Probablemente, el episodio habría encendido hoy todas las alarmas. Pero eran otros tiempos, con otros desvelos. Solo unos pocos años antes, el barrio amanecía con una coreografía de madres que baldeaban sus veredas con una mezcla de agua y una solución al 15% de fenol, un potente desinfectante que, se suponía, podía ponerle freno a la temible poliomielitis; se llamaba Fluido Manchester y todavía recuerdo la latita roja, negra y triangular. La rabia aún amenazaba en cualquier perro taciturno y el tétanos acechaba en los clavos oxidados.
Con los años, las vacunas salvaron cientos de millones de vidas y de a poco la tensión se fue aflojando. No del todo, por supuesto, y la sombra de esas enfermedades silenciosas y mortíferas perduró en la consciencia de varias generaciones de madres.
Así que este incidente en particular pasó como otra extravagancia del chico raro que no jugaba a la pelota y pasaba horas observando bichos y plantas. Rarezas aparte, amaba el movimiento, como todos, y estaba horas abordo de las hamacas de la plaza, y, si contaba con el capital, me iba a la calesita, que era como viajar a otro planeta. Un día, durante una de mis excursiones por el enorme Parque Leonardo Pereyra del barrio de Barracas, frente a la basílica del Sagrado Corazón, se me dio por probar el tiovivo. Es decir, esa suerte de calesita que consta de un círculo giratorio con asientos, que los participantes accionan por sus propios medios.
No me parecía una idea brillante y prefería la verdadera calesita, con caballos contantes y sonantes y la tentación de la sortija, que te concedía una vuelta adicional sin cargo. Con probar, sin embargo, no perdía nada, y ahí fui, junto con otros chicos, a girar lo más rápido que fuera posible para luego sentarnos en los bancos a disfrutar del vértigo. Entonces, cuando estaba ponderando las virtudes y los defectos de esa rotación más veloz y de un radio menor, con los plátanos, los paraísos y los eucaliptos que pasaban fugaces ante mis ojos y hacían centellear al sol en mi corteza visual, perdí el control del cuerpo, fui cayendo hacia atrás hasta quedar con el torso y los brazos fuera del tiovivo, que seguía rotando, implacable y dichoso, y luego de una o dos vueltas mi madre advirtió la situación y vino a socorrerme. Pero eran otros tiempos, y como no notaron más síntomas, el asunto no inspiró ninguna pesquisa adicional; por mi parte, en lo sucesivo, me mantuve lejos de esa máquina que, secretamente, había aprendido a temer.

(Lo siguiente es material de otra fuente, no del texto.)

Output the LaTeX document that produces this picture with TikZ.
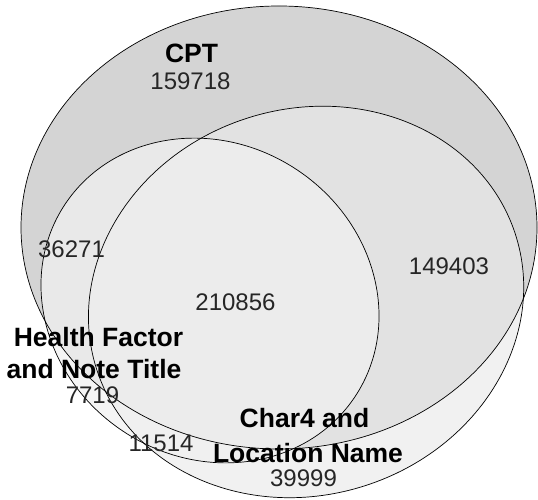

Muchos años después, cuando aparecieron las migrañas y me diagnosticaron algunas –digamos– irregularidades neurológicas, el incidente volvió a mi memoria y entendí que había sufrido una ausencia causada por los destellos del sol y los árboles fugaces. Siempre supe que no había perdido la consciencia y que no había razón alguna para desmayarme. Solo aquel neurólogo, cuyo nombre olvidé hace mucho, entendió lo que había ocurrido, cuando, con los resultados del electroencefalograma sobre su escritorio, le conté lo del tiovivo. ¿Además, cómo podía convencer a los mayores de que, así inmovilizado, con medio cuerpo afuera, seguía viendo el cielo y las copas de los paraísos, los plátanos y los eucaliptos que giraban como constelaciones?
Nada por el estilo volvió a ocurrirme, ni con videojuegos ni con películas. Eso sí, las rutas orladas de álamos al atardecer no dejan de causarme cierta inexplicable inquietud.
Esta historia extraña, que no duró más de tres minutos y que sin embargo recuerdo con todo detalle, regresó del golpe hace poco, cuando advertí que uno de los tesoros que primero perdemos cuando nos despedimos de la infancia es el movimiento. El movimiento puro, sin excusas, sin calistenia ni elongación, sin pretextos, sin calorías y sin rituales elaborados. Solo flotar ingrávidos cuando la hamaca llega hasta lo más alto y se detiene durante un instante extático y eterno y, por primera vez, descubrimos que la libertad es, sobre todo, aspirar a la libertad.